Abatement opportunities in the transport sector generally fall either on the far left or the far right of the cost curve. On the far left are changes in vehicle choice that would clearly save the consumer money—for example, choosing a Ford Focus over a Hummer. Yet at the carbon prices forecast under most cap-and-trade proposals, cap and trade itself will have a pretty modest impact on gasoline prices, hardly enough to prod potential Hummer shoppers (for whom fuel cost is clearly not a concern anyway) toward more efficient alternatives. For example, EIA estimated that the "American Clean Energy and Security Act" passed by the House of Representatives last June, would result in an average carbon price of $37 per ton during the first two decades. Thirty-seven dollars per ton of CO2 translates into 33 cents per gallon of gasoline, which is overwhelmed by the swings in crude oil prices we've seen in recent years. And some of the new, advanced vehicle technologies that would reduce the amount of oil a Hummer consumes fall on the right-hand side of the cost curve and are unlikely to be widely deployed under a carbon pricing regime until the cheaper abatement alternatives are exhausted.

But changing the consumer's vehicle preference or deploying advanced vehicle technologies are not the only ways to reduce US oil imports. And a new report from EIA shows that pricing carbon will change the US energy system in other ways that significantly reduce US dependence on foreign oil. On July 16, EIA published its analysis of the Kerry-Lieberman American Power Act. As in my analysis of the draft legislation published in May, EIA found that putting a price on carbon would, in fact, significantly reduce US oil imports over the next two decades. EIA predicts that by 2035, US net oil imports (imports minus exports) would be 2.1 million to 2.8 million barrels per day below business as usual. For reference, the United States is projected to import 1.7 million barrels of oil per day from the Middle East in 2035. US spending on imported oil would drop by $100 billion per year by 2035 and global oil prices would fall from $122 to $114, reducing the amount of money oil-producing states make on all their sales, not just those to the United States.

How are these oil import savings to be achieved? Figure 3 breaks down the EIA results for their central scenario (a 2.42 million barrel per day reduction by 2035) by source.

Figure 2

As discussed above, the modest carbon price forecast under the legislation means there is little improvement in vehicle efficiency, though industry (more cost-oriented than the Hummer shopper) reduces its oil use. Rather it's a change in energy supply that's behind EIA's headline number. Consistent with conventional wisdom, most of the emission reductions in their analysis come from the power sector. But a good-sized chunk of those power sector reductions are from capturing CO2 emissions from coal and natural gas–fired power plants. This CO2 is used for Enhanced Oil Recovery (EOR), which would increase domestic oil production by 920,000 barrels per day, 900,000 of which would be onshore. Because domestic crude is different in quality than the imported oil it displaces, these 920,000 barrels per day of domestic production would displace 820,000 barrels per day of oil imports.

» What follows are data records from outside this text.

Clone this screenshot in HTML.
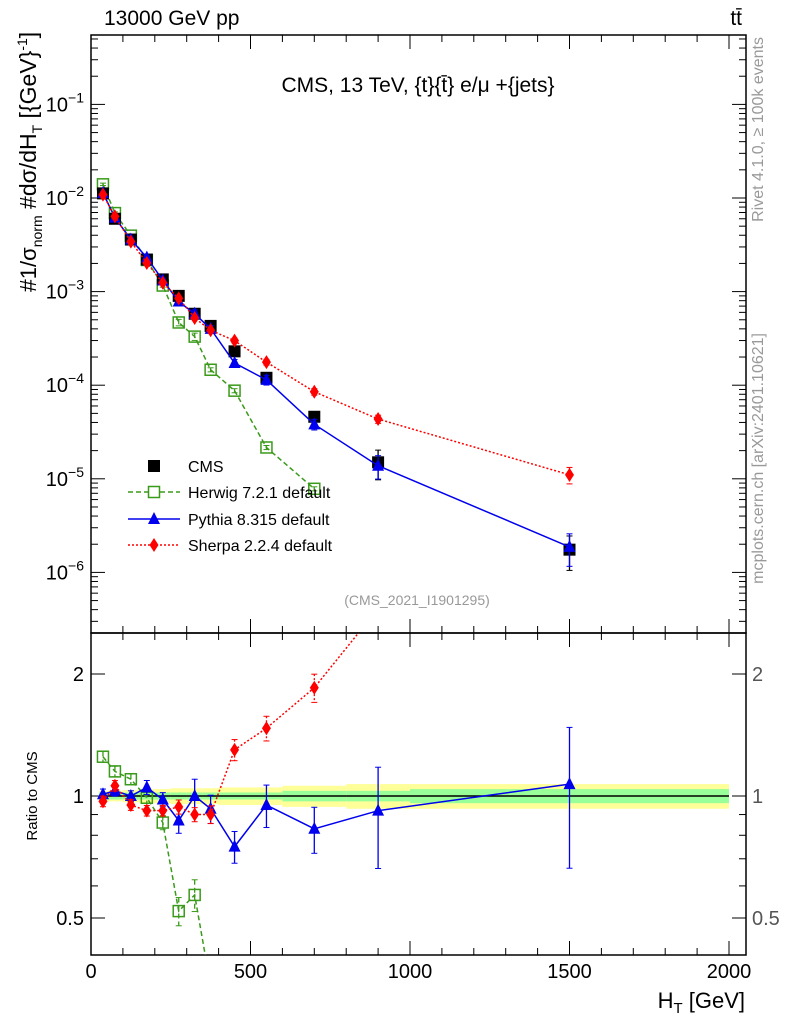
<!DOCTYPE html>
<html><head><meta charset="utf-8"><style>
html,body{margin:0;padding:0;background:#fff;overflow:hidden;width:786px;height:1024px}
svg{display:block}
svg text{font-family:"Liberation Sans",sans-serif}
</style></head><body>
<svg id="c" width="786" height="1024" xmlns="http://www.w3.org/2000/svg">
<rect width="786" height="1024" fill="#fff"/>
<g id="g"></g>
</svg>
<script>
const binsX=[37.5,75,125,175,225,275,325,375,450,550,700,900,1500];
const binEdges=[25,50,100,150,200,250,300,350,400,500,600,800,1000,2000];
const cmsVals=[1.12e-2,6.0e-3,3.6e-3,2.2e-3,1.35e-3,9.0e-4,5.8e-4,4.3e-4,2.3e-4,1.2e-4,4.6e-5,1.5e-5,1.75e-6];
const cmsErr=[0.03,0.03,0.03,0.03,0.03,0.04,0.04,0.05,0.06,0.07,0.1,0.35,0.4];
const bandGreen=[0.02,0.02,0.02,0.02,0.02,0.02,0.02,0.02,0.02,0.02,0.03,0.03,0.04];
const bandYellow=[0.03,0.03,0.035,0.04,0.04,0.045,0.045,0.045,0.05,0.05,0.06,0.07,0.07];
const herwigRatio=[1.25,1.15,1.1,0.99,0.86,0.52,0.57,0.34,0.38,0.18,0.17];
const herwigErr=[0.03,0.03,0.03,0.03,0.04,0.08,0.09,0.05,0.05,0.05,0.05];
const pythiaRatio=[1.01,1.03,1.0,1.05,0.98,0.87,1.0,0.93,0.75,0.95,0.83,0.92,1.07];
const pythiaErr=[0.03,0.03,0.03,0.04,0.04,0.07,0.1,0.08,0.09,0.12,0.13,0.28,0.38];
const sherpaRatio=[0.97,1.06,0.95,0.92,0.92,0.94,0.9,0.9,1.3,1.47,1.85,2.9,6.3];
const sherpaErr=[0.03,0.03,0.03,0.03,0.03,0.04,0.04,0.05,0.06,0.07,0.08,0.1,0.2];
const xTicks=[0,500,1000,1500,2000];
const yMainTicks=[-6,-5,-4,-3,-2,-1];
const yRatioTicks=[0.5,1,2];

const NS="http://www.w3.org/2000/svg";
const G=document.getElementById('g');
const L=91,R=746,T=35,MB=633,RB=955;
const X=v=>91+v*0.319;
const YM=v=>198-(Math.log10(v)+2)*93.6;
const YR=v=>796-Math.log2(v)*122;
function el(tag,at,parent){const e=document.createElementNS(NS,tag);for(const k in at)e.setAttribute(k,at[k]);(parent||G).appendChild(e);return e;}
function txt(s,at,parent){const e=el('text',at,parent);e.textContent=s;return e;}

const defs=el('defs',{});
const c1=el('clipPath',{id:'cm'},defs);el('rect',{x:L,y:T,width:R-L,height:MB-T},c1);
const c2=el('clipPath',{id:'cr'},defs);el('rect',{x:L,y:MB,width:R-L,height:RB-MB},c2);

const gb=el('g',{'clip-path':'url(#cr)'});


for(let i=0;i<binsX.length;i++){
  const x0=X(binEdges[i]),x1=X(binEdges[i+1]);
  el('rect',{x:x0,y:YR(1+bandYellow[i]),width:x1-x0,height:YR(1-bandYellow[i])-YR(1+bandYellow[i]),fill:'#ffff99'},gb);
  el('rect',{x:x0,y:YR(1+bandGreen[i]),width:x1-x0,height:YR(1-bandGreen[i])-YR(1+bandGreen[i]),fill:'#99ff99'},gb);
}
el('line',{x1:X(binEdges[0]),x2:X(2000),y1:YR(1),y2:YR(1),stroke:'#000','stroke-width':1.5},gb);

const f1=el('rect',{x:L,y:T,width:R-L,height:MB-T,fill:'none',stroke:'#000','stroke-width':1.5});


const f2=el('rect',{x:L,y:MB,width:R-L,height:RB-MB,fill:'none',stroke:'#000','stroke-width':1.5});



for(let v=0;v<=2050;v+=100){
  const big=v%500===0, x=X(v); if(x>R)break;
  const h=big?14:7;
  el('line',{x1:x,x2:x,y1:T,y2:T+h,stroke:'#000'});
  el('line',{x1:x,x2:x,y1:MB,y2:MB-h,stroke:'#000'});
  el('line',{x1:x,x2:x,y1:MB,y2:MB+h,stroke:'#000'});
  el('line',{x1:x,x2:x,y1:RB,y2:RB-h,stroke:'#000'});
}
xTicks.forEach(v=>{const t=txt(String(v),{x:X(v),y:978,'font-size':20,'text-anchor':'middle'});

});
const xt=txt('',{x:745,y:1008,'font-size':22,'text-anchor':'end'});
xt.innerHTML='H<tspan font-size="15" dy="5">T</tspan><tspan dy="-5"> [GeV]</tspan>';



for(let d=-7;d<=0;d++){for(let m=1;m<10;m++){const v=m*Math.pow(10,d);const y=YM(v);if(y<T||y>MB)continue;
 const h=m===1?14:7;
 el('line',{x1:L,x2:L+h,y1:y,y2:y,stroke:'#000'});el('line',{x1:R,x2:R-h,y1:y,y2:y,stroke:'#000'});}}
yMainTicks.forEach(p=>{const t=txt('',{x:84,y:YM(Math.pow(10,p))+7,'font-size':20,'text-anchor':'end'});
t.innerHTML='10<tspan font-size="14" dy="-9">'+(p<0?'−':'')+Math.abs(p)+'</tspan>';

});
[0.4,0.5,0.6,0.7,0.8,0.9,1,2].forEach(v=>{const y=YR(v);if(y>RB)return;const h=(v===1||v===2||v===0.5)?14:7;
 el('line',{x1:L,x2:L+h,y1:y,y2:y,stroke:'#000'});el('line',{x1:R,x2:R-h,y1:y,y2:y,stroke:'#000'});});
yRatioTicks.forEach(v=>{const s=String(v);
 const a=txt(s,{x:84,y:YR(v)+7,'font-size':20,'text-anchor':'end'});
 
 
 const b=txt(s,{x:752,y:YR(v)+7,'font-size':20,fill:'#555'});
 
 });
const rl=txt('Ratio to CMS',{x:0,y:0,'font-size':15,'text-anchor':'middle',transform:'translate(37,796) rotate(-90)'});



const yl=txt('',{x:0,y:0,'font-size':23,transform:'translate(36,292) rotate(-90)'});
yl.innerHTML='#<tspan font-size="22">1/σ</tspan><tspan font-size="14" dy="6">norm</tspan><tspan dy="-6"> #dσ/dH</tspan><tspan font-size="14" dy="6">T</tspan><tspan dy="-6"> [{GeV}</tspan><tspan font-size="14" dy="-9">-1</tspan><tspan dy="9">]</tspan>';



const t1=txt('13000 GeV pp',{x:104,y:25,'font-size':21});
const t2=txt('tt̄',{x:742,y:25,'font-size':21,'text-anchor':'end'});
const t3=txt('CMS, 13 TeV, {t}{t̄} e/μ +{jets}',{x:418,y:92,'font-size':21,'text-anchor':'middle'});
const t4=txt('(CMS_2021_I1901295)',{x:417,y:605,'font-size':14,'text-anchor':'middle',fill:'#999'});
const t5=txt('Rivet 4.1.0, ≥ 100k events',{x:0,y:0,'font-size':16,fill:'#999','text-anchor':'end',transform:'translate(763,37) rotate(-90)'});
const t6=txt('mcplots.cern.ch [arXiv:2401.10621]',{x:0,y:0,'font-size':16,fill:'#999','text-anchor':'end',transform:'translate(763,333) rotate(-90)'});

function series(name,ratio,err,color,dash,marker,abs){
  const gm=el('g',{'clip-path':'url(#cm)'});
  
  
  const gr=el('g',{'clip-path':'url(#cr)'});
  
  
  const n=ratio.length;
  let pm=[],pr=[];
  for(let i=0;i<n;i++){const v=abs?cmsVals[i]:cmsVals[i]*ratio[i];pm.push(X(binsX[i])+','+YM(v));pr.push(X(binsX[i])+','+YR(abs?1:ratio[i]));}
  if(!abs){
    el('polyline',{points:pm.join(' '),fill:'none',stroke:color,'stroke-width':1.5,'stroke-dasharray':dash},gm);
    el('polyline',{points:pr.join(' '),fill:'none',stroke:color,'stroke-width':1.5,'stroke-dasharray':dash},gr);
  }
  for(let i=0;i<n;i++){
    const x=X(binsX[i]);const r=abs?1:ratio[i];const v=cmsVals[i]*r;
    [[gm,YM(v*(1+err[i])),YM(Math.max(v*(1-err[i]),1e-9))],[gr,YR(r*(1+err[i])),YR(Math.max(r*(1-err[i]),0.01))]].forEach(([g,y1,y2])=>{
      if(abs&&g===gr)return;
      el('line',{x1:x,x2:x,y1:y1,y2:y2,stroke:color,'stroke-width':1.3,'stroke-dasharray':dash},g);
      el('line',{x1:x-3,x2:x+3,y1:y1,y2:y1,stroke:color},g);el('line',{x1:x-3,x2:x+3,y1:y2,y2:y2,stroke:color},g);
    });
    [[gm,YM(v)],[gr,YR(r)]].forEach(([g,y])=>{
      if(abs&&g===gr)return;
      let m;
      if(marker==='sq')m=el('rect',{x:x-6,y:y-6,width:12,height:12,fill:'#000'},g);
      else if(marker==='osq')m=el('rect',{x:x-5.5,y:y-5.5,width:11,height:11,fill:'none',stroke:color,'stroke-width':1.5},g);
      else if(marker==='tri')m=el('polygon',{points:`${x},${y-7} ${x-6},${y+5} ${x+6},${y+5}`,fill:color},g);
      else m=el('polygon',{points:`${x},${y-7} ${x-4.5},${y} ${x},${y+7} ${x+4.5},${y}`,fill:color},g);
      
      
    });
  }
}
series('herwig',herwigRatio,herwigErr,'#3a9a1a','5,3','osq');
series('cms',cmsVals,cmsErr,'#000','','sq',true);
series('pythia',pythiaRatio,pythiaErr,'#0000ee','','tri');
series('sherpa',sherpaRatio,sherpaErr,'#ff0000','2,2','dia');

const leg=[['CMS','#000','','sq'],['Herwig 7.2.1 default','#3a9a1a','5,3','osq'],['Pythia 8.315 default','#0000ee','','tri'],['Sherpa 2.2.4 default','#ff0000','2,2','dia']];
const ly=[466,492,519,545];
leg.forEach((e,i)=>{const g=el('g',{});
 
 
 const y=ly[i],x=154;
 if(e[3]!=='sq')el('line',{x1:128,x2:180,y1:y,y2:y,stroke:e[1],'stroke-width':1.5,'stroke-dasharray':e[2]},g);
 if(e[3]==='sq')el('rect',{x:x-6,y:y-6,width:12,height:12,fill:'#000'},g);
 else if(e[3]==='osq')el('rect',{x:x-5.5,y:y-5.5,width:11,height:11,fill:'#fff',stroke:e[1],'stroke-width':1.5},g);
 else if(e[3]==='tri')el('polygon',{points:`${x},${y-7} ${x-6},${y+5} ${x+6},${y+5}`,fill:e[1]},g);
 else el('polygon',{points:`${x},${y-7} ${x-4.5},${y} ${x},${y+7} ${x+4.5},${y}`,fill:e[1]},g);
 txt(e[0],{x:188,y:y+6,'font-size':16},g);
});
</script>
</body></html>
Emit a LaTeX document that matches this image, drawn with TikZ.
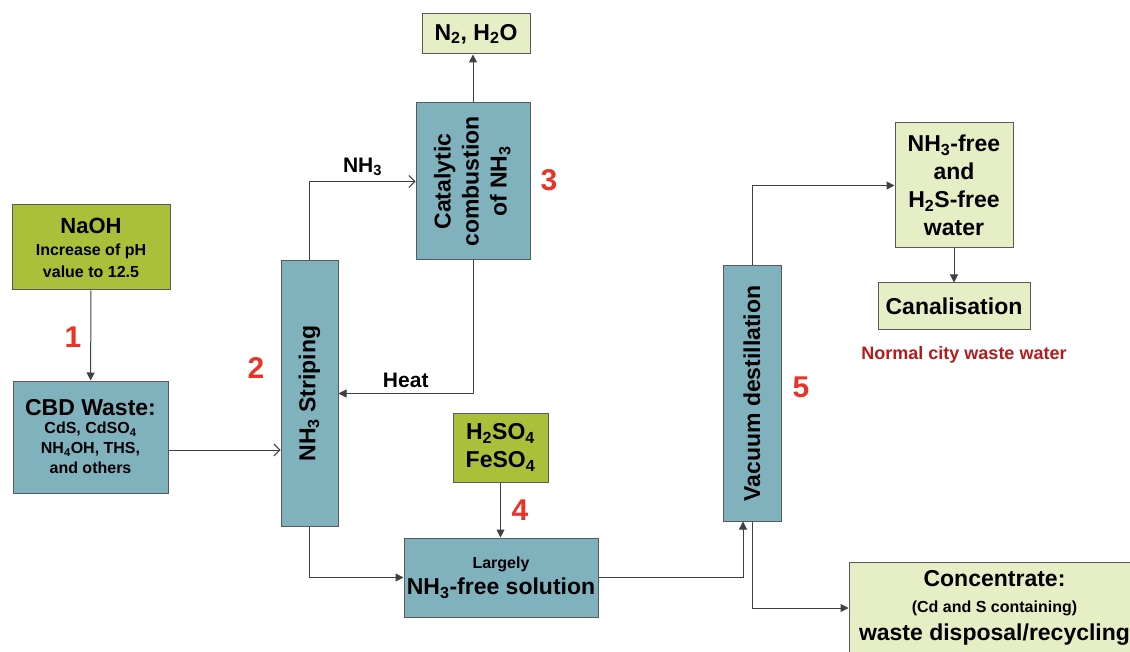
\documentclass[tikz,border=0pt]{standalone}
\usepackage{fontspec}
\setmainfont{Liberation Sans}
\usetikzlibrary{arrows.meta}

\definecolor{tealfill}{RGB}{128,178,190}
\definecolor{olivefill}{RGB}{170,192,58}
\definecolor{palefill}{RGB}{230,238,197}
\definecolor{stepred}{RGB}{232,52,40}
\definecolor{notered}{RGB}{180,28,28}

\newcommand{\chemsub}[1]{\textsubscript{#1}}
\newcommand{\bigfont}{\fontsize{23}{28}\selectfont}
\newcommand{\smallfont}{\fontsize{16}{21}\selectfont}

\tikzset{
  box/.style={draw=black!65, line width=1pt, inner sep=0pt, align=center,
    font=\bfseries\bigfont},
  tealbox/.style={box, fill=tealfill},
  olivebox/.style={box, fill=olivefill},
  palebox/.style={box, fill=palefill},
  smalltext/.style={font=\bfseries\smallfont},
  stepno/.style={text=stepred, font=\bfseries\fontsize{30}{30}\selectfont},
  conn/.style={draw=black!75, line width=1pt},
  solid/.style={conn, -{Triangle[length=8pt,width=8pt]}},
  barb/.style={conn, -{Straight Barb[length=6pt,width=12pt]}},
}

\begin{document}
\begin{tikzpicture}[x=1pt, y=-1pt]
  \useasboundingbox (0,0) rectangle (1130,652);

  % boxes
  \node[olivebox, smalltext, minimum width=158pt, minimum height=85pt] (naoh) at (91,247.5)
    {\fontsize{22}{24}\selectfont NaOH\\[1pt]
     Increase of pH\\[1pt]value to 12.5};
  \node[tealbox, smalltext, minimum width=155pt, minimum height=112pt] (cbd) at (90.5,437)
    {\bigfont CBD Waste:\\[-3pt]
     CdS, CdSO\chemsub{4}\\[-1pt]NH\chemsub{4}OH, THS,\\[-1pt]and others};
  \node[tealbox, minimum width=57pt, minimum height=265pt] (strip) at (309.5,393.5)
    {\rotatebox{90}{NH\chemsub{3} Striping}};
  \node[tealbox, minimum width=114pt, minimum height=157pt] (cat) at (473,181.5)
    {\rotatebox{90}{\begin{tabular}{@{}c@{}}Catalytic\\combustion\\of NH\chemsub{3}\end{tabular}}};
  \node[palebox, minimum width=108pt, minimum height=40pt] (n2) at (476,34)
    {N\chemsub{2}, H\chemsub{2}O};
  \node[olivebox, minimum width=95pt, minimum height=69pt] (acid) at (500.5,447.5)
    {H\chemsub{2}SO\chemsub{4}\\FeSO\chemsub{4}};
  \node[tealbox, minimum width=194pt, minimum height=79pt] (sol) at (501,577.5)
    {\smallfont Largely\\[-2pt]NH\chemsub{3}-free solution};
  \node[tealbox, minimum width=58pt, minimum height=255pt] (vac) at (752,393.5)
    {\rotatebox{90}{Vacuum destillation}};
  \node[palebox, minimum width=118pt, minimum height=125pt] (free) at (954,185.5)
    {NH\chemsub{3}-free\\and\\H\chemsub{2}S-free\\water};
  \node[palebox, minimum width=152pt, minimum height=47pt] (canal) at (954,306.5)
    {Canalisation};
  \node[palebox, minimum width=291pt, minimum height=92pt] (conc) at (994.5,608)
    {Concentrate:\\[-2pt]
     \smallfont (Cd and S containing)\\[0pt]
     waste disposal/recycling};

  % labels
  \node[stepno] (one) at (73,337) {1};
  \node[stepno] (two) at (256,368) {2};
  \node[stepno] (three) at (549,180) {3};
  \node[stepno] (four) at (520,510) {4};
  \node[stepno] (five) at (801,387) {5};
  \node[text=notered, font=\bfseries\fontsize{18}{20}\selectfont] (city) at (964,355)
    {Normal city waste water};

  % connectors
  \draw[solid] (naoh) -- (cbd);
  \draw[barb] ([yshift=-13pt]cbd.east) -- ([yshift=-13pt]cbd.east -| strip.west);
  \draw[barb] (strip.north) |- (cat.west)
    node[pos=0.75, above=2pt, font=\bfseries\fontsize{21}{24}\selectfont] {NH\chemsub{3}};
  \draw[solid] (cat.south) |- (strip.east)
    node[pos=0.75, above=2pt, font=\bfseries\fontsize{21}{24}\selectfont] {Heat};
  \draw[solid] (cat.north) -- (cat.north |- n2.south);
  \draw[solid] (acid.south) -- (acid.south |- sol.north);
  \draw[solid] (strip.south) |- (sol.west);
  \draw[solid] (sol.east) -| ([xshift=-9pt]vac.south);
  \draw[solid] (vac.north) |- (free.west);
  \draw[solid] (vac.south) |- (conc.west);
  \draw[solid] (free) -- (canal);
\end{tikzpicture}
\end{document}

The second major source of oil import savings is an increase in biofuels consumption. The increase would be a big one. EIA predicts that under the American Power Act, US biofuels consumption will increase by 1.48 million barrels per day by 2035 relative to business as usual. There is not enough detail in EIA's published report to see the balance between traditional and advanced biofuels in meeting this increase in demand, and I have questions about EIA's assumptions about the cost, availability, and life-cycle greenhouse gas emissions of biofuels feedstock. Likewise, there are questions about whether CCS can be deployed on the timeline and at the scale EIA forecasts to deliver such an impressive increase in domestic oil production. But the bottom line is that while cap-and-trade won't do much to change the kinds of vehicles that are available on the market or that consumers choose to buy, it will change what they put in their tank.

How do the oil import savings projected by EIA under the American Power Act stack up against those resulting from policies targeting vehicle efficiency directly? To find out, my colleague Shashank Mohan and I assessed the impact of extending the Obama administration's planned 2011–2016 CAFE improvements to 2035 using the same model EIA used for their report (the AEO2010 version of the National Energy Modeling System). Under this scenario, the efficiency of new vehicles increased by 4 percent per year, resulting in an average fuel economy for passenger vehicles of 82 miles per gallon in 2035. Yet these aggressive vehicle efficiency improvements still fall short of the oil import savings an economywide emission cap would deliver (figure 3), by over 600,000 barrels per day in 2035. CAFE standards and carbon pricing are not mutually exclusive policies, however, and a combination of the two would yield substantial reductions in US dependence on foreign oil.

Figure 3

What happens if the carbon cap is scaled back to cover utilities only, as the legislation introduced by Senate Majority Leader Reid next week is likely to do? My colleagues and I will conduct a complete analysis of such an approach once the bill is released, but a couple things are clear from EIA's report. First, the 140,000 barrels per day in import savings from residential, industrial, commercial, and transport sector efficiency will be lost if these sectors aren't under the cap. This is only 6 percent of the projected savings from an economywide approach—so it's not so bad. Second, and more importantly, excluding transport from the cap, while lowering prices at the pump, will reduce the incentive for consumers to switch from gasoline to biofuels in filling up their tank. Finally, a utility-only approach might create less incentive for CCS through lower carbon prices and less allowance revenue for CCS demonstrations, which would cut back the increase in domestic oil production EIA projects. So while a utility-only cap will reduce US oil imports more than no cap at all, policymakers looking to deliver meaningful oil import savings with a utility-only approach will need to combine it with additional measures aimed specifically at promoting vehicle efficiency and alternative fuel sources, or clear a pathway for transport to be included in the cap over time.